Le Drapeau au Vent, la Nation dans le Brouillard : Patriotisme ou Parade Politique ?
Ce lundi 14 octobre 2024, sous un soleil lourd et un ciel indifférent, le Conseil Présidentiel de Transition (CPT) a orchestré la montée du bicolore comme si le salut de la nation dépendait de cet instant solennel. À la tête de cette cérémonie, l’architecte devenu président par accident de l’histoire, Leslie Voltaire, a voulu faire vibrer les cœurs. Pourtant, derrière les gestes théâtraux et les saluts figés, une seule question planait : qui croyait encore à cette scène burlesque ?
Nous voilà donc, Haïti, à jouer les mêmes partitions qu’en 1934, lorsque Sténio Vincent, lui aussi président par les circonstances de l’occupation américaine, avait hissé le bicolore sur les mâts du Palais National. L’histoire se répète, mais cette fois-ci, sans l’ombre de l’authenticité. Tout n’est que façade.
À l’époque, Vincent, qu’on savait pro-américain, nous avait offert un discours vibrant, une ode au patriotisme. Mais aujourd’hui, lM. Voltaire, que brandissez-vous ? Des mots creux, des symboles vidés de leur substance, et, au passage, trois conseillers présidentiels « braqueurs de banque » qui auraient mieux fait de s’abstenir de leur soudaine ardeur patriotique. C’est qu’être un patriote tout en étant accusé de corruption, cela frise l’ironie.
Et puis, comme si cela ne suffisait pas, le CPT à 7 Tèt fait tout cela alors que les Haïtiens, chez eux et à l’étranger, continuent de subir le pire. Refoulés par la République dominicaine, menacés de renvoi massif si une administration différente accède au pouvoir à Washington en janvier 2025, Haïti est encore une fois sur la sellette. Et que font nos dirigeants ? Ils réitèrent des gestes vides de sens sous prétexte de réveiller un patriotisme que même eux, dont certains des collabos, peinent à comprendre.
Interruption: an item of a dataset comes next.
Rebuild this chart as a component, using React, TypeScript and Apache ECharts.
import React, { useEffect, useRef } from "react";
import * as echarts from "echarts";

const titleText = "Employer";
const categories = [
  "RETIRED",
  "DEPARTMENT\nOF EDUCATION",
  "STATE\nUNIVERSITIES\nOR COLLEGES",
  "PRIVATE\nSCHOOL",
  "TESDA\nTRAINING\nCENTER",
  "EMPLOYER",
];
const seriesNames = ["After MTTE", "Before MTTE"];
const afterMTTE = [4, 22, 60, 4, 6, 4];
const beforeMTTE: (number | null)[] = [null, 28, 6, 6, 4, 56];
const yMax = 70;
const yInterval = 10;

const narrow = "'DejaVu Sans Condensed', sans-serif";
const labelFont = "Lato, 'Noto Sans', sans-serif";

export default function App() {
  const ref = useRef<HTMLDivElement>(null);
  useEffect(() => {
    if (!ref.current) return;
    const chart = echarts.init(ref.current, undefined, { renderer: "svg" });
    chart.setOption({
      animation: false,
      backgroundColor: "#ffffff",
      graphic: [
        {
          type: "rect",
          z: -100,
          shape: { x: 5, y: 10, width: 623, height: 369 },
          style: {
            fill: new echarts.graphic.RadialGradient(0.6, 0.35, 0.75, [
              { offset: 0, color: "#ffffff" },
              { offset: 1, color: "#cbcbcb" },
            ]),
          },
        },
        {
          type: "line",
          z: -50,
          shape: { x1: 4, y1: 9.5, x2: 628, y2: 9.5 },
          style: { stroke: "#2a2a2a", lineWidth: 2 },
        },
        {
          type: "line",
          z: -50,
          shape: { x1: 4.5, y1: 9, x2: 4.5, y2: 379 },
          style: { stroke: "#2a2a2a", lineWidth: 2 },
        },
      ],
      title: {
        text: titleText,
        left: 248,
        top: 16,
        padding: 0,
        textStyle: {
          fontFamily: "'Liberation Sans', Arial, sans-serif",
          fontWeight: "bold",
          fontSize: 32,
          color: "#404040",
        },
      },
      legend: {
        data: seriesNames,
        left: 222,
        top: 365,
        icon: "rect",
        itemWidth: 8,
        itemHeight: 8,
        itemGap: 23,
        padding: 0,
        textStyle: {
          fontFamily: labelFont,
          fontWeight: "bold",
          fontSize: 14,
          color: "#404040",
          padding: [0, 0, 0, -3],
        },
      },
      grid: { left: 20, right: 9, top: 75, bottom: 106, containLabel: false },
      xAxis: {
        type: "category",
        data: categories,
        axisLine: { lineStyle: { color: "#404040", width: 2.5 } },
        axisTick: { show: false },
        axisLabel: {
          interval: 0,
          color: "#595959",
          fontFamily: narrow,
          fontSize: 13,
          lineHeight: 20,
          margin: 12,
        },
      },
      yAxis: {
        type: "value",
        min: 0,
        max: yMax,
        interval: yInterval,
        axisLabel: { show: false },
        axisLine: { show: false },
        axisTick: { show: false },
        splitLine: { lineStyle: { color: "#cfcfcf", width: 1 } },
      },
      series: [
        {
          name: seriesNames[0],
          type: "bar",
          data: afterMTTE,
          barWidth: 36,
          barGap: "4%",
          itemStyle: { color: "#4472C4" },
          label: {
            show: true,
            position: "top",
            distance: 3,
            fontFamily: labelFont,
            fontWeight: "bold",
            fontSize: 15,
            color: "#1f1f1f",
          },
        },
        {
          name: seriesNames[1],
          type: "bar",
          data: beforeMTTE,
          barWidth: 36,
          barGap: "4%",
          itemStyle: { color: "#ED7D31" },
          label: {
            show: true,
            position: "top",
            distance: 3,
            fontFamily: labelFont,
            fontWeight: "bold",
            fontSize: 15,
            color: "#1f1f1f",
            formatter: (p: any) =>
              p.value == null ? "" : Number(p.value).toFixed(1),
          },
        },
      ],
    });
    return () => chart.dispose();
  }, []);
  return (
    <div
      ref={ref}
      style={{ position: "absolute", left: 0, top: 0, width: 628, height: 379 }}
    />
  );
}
Et pendant ce temps, dans un ballet parfaitement synchronisé, M. Conille se rend au Kenya pour demander l’occupation djanm de son pays avec 600 soldats supplémentaires. Ah oui, comme le chef du gouvernement défaitiste Ariel Henry avant lui, il réclame l’aide étrangère pour remettre de l’ordre dans un pays où, ironie du sort, aucun dirigeant n’a jamais cherché à instaurer un semblant d’ordre par lui-même. L’histoire d’Haïti est ainsi, peuplée de figures politiques qui, en bons comédiens, savent parler de souveraineté tout en signant des traités d’occupation. Est-ce que la postérité s’en souviendra ? Certainement. Est-ce qu’elle leur pardonnera ? Rien n’est moins sûr.
Mais revenons au drapeau qui flotte fièrement aujourd’hui sur les ruines du PalaisNational, alors que les routes nationales sont aux mains des gangs, que le port principal est fermé et que l’hôpital général n’a plus accueilli de patients depuis des moiset des mois.
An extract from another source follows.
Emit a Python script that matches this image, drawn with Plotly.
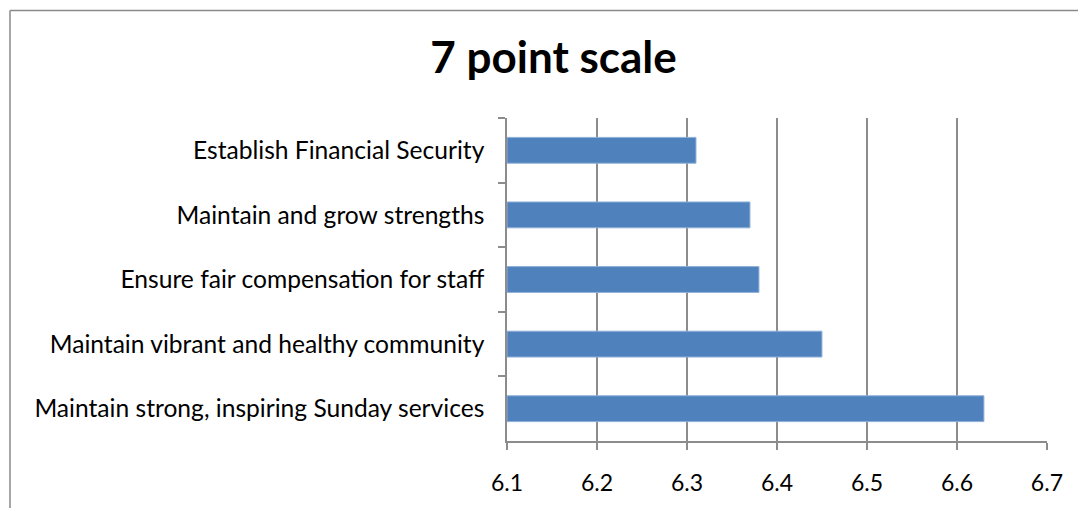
import plotly.graph_objects as go

categories = [
    "Establish Financial Security",
    "Maintain and grow strengths",
    "Ensure fair compensation for staff",
    "Maintain vibrant and healthy community",
    "Maintain strong, inspiring Sunday services",
]
values = [6.31, 6.37, 6.38, 6.45, 6.63]
axis_start = 6.1
tick_vals = [6.1, 6.2, 6.3, 6.4, 6.5, 6.6, 6.7]
tick_text = ["6.1", "6.2", "6.3", "6.4", "6.5", "6.6", "6.7"]
title_text = "7 point scale"

GRID = "#8c8c8c"
FONT = "Lato"

# page body has an 8px default margin; work in screen coords and shift
OFF = 8
W, H = 1086 - OFF, 508 - OFF
L, R, T, B = 507 - OFF, 39 - OFF + OFF, 118 - OFF, 62 - OFF + OFF
# plot area in screen: x 507..1047, y 118..446
L = 507 - OFF
T = 118 - OFF
pw = 1047 - 507
ph = 446 - 118
R = W - L - pw
B = H - T - ph

def px_x(p):
    return (p - OFF - L) / pw

def px_y(p):
    return (T + ph - (p - OFF)) / ph

fig = go.Figure(
    go.Bar(
        x=[v - axis_start for v in values],
        y=categories,
        orientation="h",
        base=axis_start,
        marker=dict(color="#4F81BD", line=dict(color="#8FB0D9", width=1)),
        width=0.4,
    )
)

fig.update_layout(
    width=W,
    height=H,
    margin=dict(l=L, r=R, t=T, b=B, pad=0),
    paper_bgcolor="white",
    plot_bgcolor="white",
    showlegend=False,
    title=dict(
        text="<b>" + title_text + "</b>",
        x=(553.5 - OFF) / W,
        xref="container",
        xanchor="center",
        y=1 - (58 - OFF) / H,
        yref="container",
        yanchor="middle",
        font=dict(family=FONT, size=44, color="black"),
    ),
    xaxis=dict(
        range=[6.1, 6.7001],
        tickvals=tick_vals,
        ticktext=tick_text,
        showgrid=True,
        gridcolor=GRID,
        gridwidth=1.5,
        showline=True,
        linecolor=GRID,
        linewidth=1.5,
        ticks="outside",
        ticklen=7,
        tickwidth=1.5,
        tickcolor=GRID,
        ticklabelstandoff=14,
        tickfont=dict(family=FONT, size=23, color="black"),
        zeroline=False,
    ),
    yaxis=dict(
        categoryorder="array",
        categoryarray=categories,
        autorange="reversed",
        showgrid=False,
        showline=True,
        linecolor=GRID,
        linewidth=1.5,
        ticks="outside",
        tickson="boundaries",
        ticklen=7,
        tickwidth=1.5,
        tickcolor=GRID,
        ticklabelstandoff=16,
        tickfont=dict(family=FONT, size=24.6, color="black"),
    ),
    shapes=[
        dict(
            type="line", xref="paper", yref="paper",
            x0=px_x(10), x1=px_x(10), y0=px_y(520), y1=px_y(OFF + 0.75),
            line=dict(color="#8a8a8a", width=1.5),
        ),
        dict(
            type="line", xref="paper", yref="paper",
            x0=px_x(10), x1=px_x(1100), y0=px_y(OFF + 0.75), y1=px_y(OFF + 0.75),
            line=dict(color="#8a8a8a", width=1.5),
        ),
    ],
)

fig.write_html("out.html")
Vous parlez de patriotisme, M. Voltaire, mais est-ce ainsi qu’on réveille la fierté nationale ? Peut-on encore parler de patriotisme lorsque tout un pays est paralysé, alors que la Constitution est bafouée au quotidien et que ceux qui prétendent la défendre ne la connaissent même pas ?
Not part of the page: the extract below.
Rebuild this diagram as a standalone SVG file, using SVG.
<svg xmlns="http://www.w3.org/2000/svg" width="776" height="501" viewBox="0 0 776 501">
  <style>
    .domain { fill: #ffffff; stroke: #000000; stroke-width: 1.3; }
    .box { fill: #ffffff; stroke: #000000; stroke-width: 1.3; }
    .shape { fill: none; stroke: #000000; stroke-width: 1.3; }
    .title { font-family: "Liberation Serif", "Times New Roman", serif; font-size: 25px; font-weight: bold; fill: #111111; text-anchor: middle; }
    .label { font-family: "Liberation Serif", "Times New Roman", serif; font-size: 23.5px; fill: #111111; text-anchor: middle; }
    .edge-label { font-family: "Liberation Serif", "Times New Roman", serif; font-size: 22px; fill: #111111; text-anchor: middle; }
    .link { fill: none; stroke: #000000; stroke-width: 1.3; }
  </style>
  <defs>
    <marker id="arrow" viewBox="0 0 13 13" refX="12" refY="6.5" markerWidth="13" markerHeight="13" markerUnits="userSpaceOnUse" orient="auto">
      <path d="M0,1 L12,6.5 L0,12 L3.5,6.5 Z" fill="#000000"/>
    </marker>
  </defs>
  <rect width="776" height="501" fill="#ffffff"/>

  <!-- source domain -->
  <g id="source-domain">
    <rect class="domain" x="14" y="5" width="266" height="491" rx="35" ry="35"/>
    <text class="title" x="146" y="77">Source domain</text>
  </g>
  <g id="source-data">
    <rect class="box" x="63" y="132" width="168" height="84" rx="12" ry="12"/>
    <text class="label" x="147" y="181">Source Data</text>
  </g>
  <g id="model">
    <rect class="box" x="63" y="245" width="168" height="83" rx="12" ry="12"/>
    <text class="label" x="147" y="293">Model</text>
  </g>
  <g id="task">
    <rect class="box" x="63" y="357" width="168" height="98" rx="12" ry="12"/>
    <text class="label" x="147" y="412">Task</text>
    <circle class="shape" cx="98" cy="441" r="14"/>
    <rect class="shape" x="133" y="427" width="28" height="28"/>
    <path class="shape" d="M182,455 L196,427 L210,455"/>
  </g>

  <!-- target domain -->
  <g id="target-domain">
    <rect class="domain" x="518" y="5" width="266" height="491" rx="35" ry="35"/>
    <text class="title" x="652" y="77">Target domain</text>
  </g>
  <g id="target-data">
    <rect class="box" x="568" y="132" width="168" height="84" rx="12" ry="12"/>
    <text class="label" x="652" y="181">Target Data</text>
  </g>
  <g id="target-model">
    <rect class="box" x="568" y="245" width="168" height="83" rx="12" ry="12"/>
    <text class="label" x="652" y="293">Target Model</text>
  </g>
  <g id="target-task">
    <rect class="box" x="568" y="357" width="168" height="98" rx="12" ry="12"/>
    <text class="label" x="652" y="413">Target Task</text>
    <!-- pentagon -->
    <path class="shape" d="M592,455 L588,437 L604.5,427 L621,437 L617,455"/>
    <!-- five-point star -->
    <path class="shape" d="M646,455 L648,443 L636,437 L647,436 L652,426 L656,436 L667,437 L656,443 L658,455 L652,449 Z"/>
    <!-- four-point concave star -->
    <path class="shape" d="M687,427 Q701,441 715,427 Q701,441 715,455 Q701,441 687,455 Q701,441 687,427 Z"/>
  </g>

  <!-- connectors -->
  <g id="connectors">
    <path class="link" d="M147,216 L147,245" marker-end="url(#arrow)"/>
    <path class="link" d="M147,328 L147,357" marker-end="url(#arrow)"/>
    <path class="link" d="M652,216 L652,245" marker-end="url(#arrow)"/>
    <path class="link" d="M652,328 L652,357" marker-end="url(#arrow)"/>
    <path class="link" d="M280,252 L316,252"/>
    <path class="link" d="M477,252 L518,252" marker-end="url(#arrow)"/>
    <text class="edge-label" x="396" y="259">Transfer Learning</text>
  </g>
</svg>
Le patriotisme, c’est bien plus qu’un spectacle organisé devant les caméras pour la consommationde la gallerie. Ce n’est pas seulement la montée d’un drapeau ; c’est l’éducation civique, la justice, le respect des lois, et la construction d’un avenir pour ceux qui viendront après nous. Nos ancêtres, qu’ils ne savaient peut-être ni lire ni écrire, avaient au moins compris cela. En 1803 et 1804, ils se sont battus pour une idée, pour la liberté, et pour l’indépendance. Que nous ont laissé nos dirigeants depuis ? Des discours creux, des conseillers présidentiels corrompus, des neo-duvalieristes en poste et des demandes d’intervention étrangère qui ternissent chaque jour un peu plus notre souveraineté.
M. Voltaire, arrêtez le spectacle. Levez le drapeau si vous le voulez, mais sachez que le vrai patriotisme ne se joue pas sur une scène publique. Il se vit dans les actions, dans la lutte pour la justice et l’égalité, dans l’effort pour redonner à cette nation la dignité qu’elle mérite. Tant que vous ne comprendrez pas cela, vos discours et gestes seront aussi ridicules que votre patriotisme de pacotille.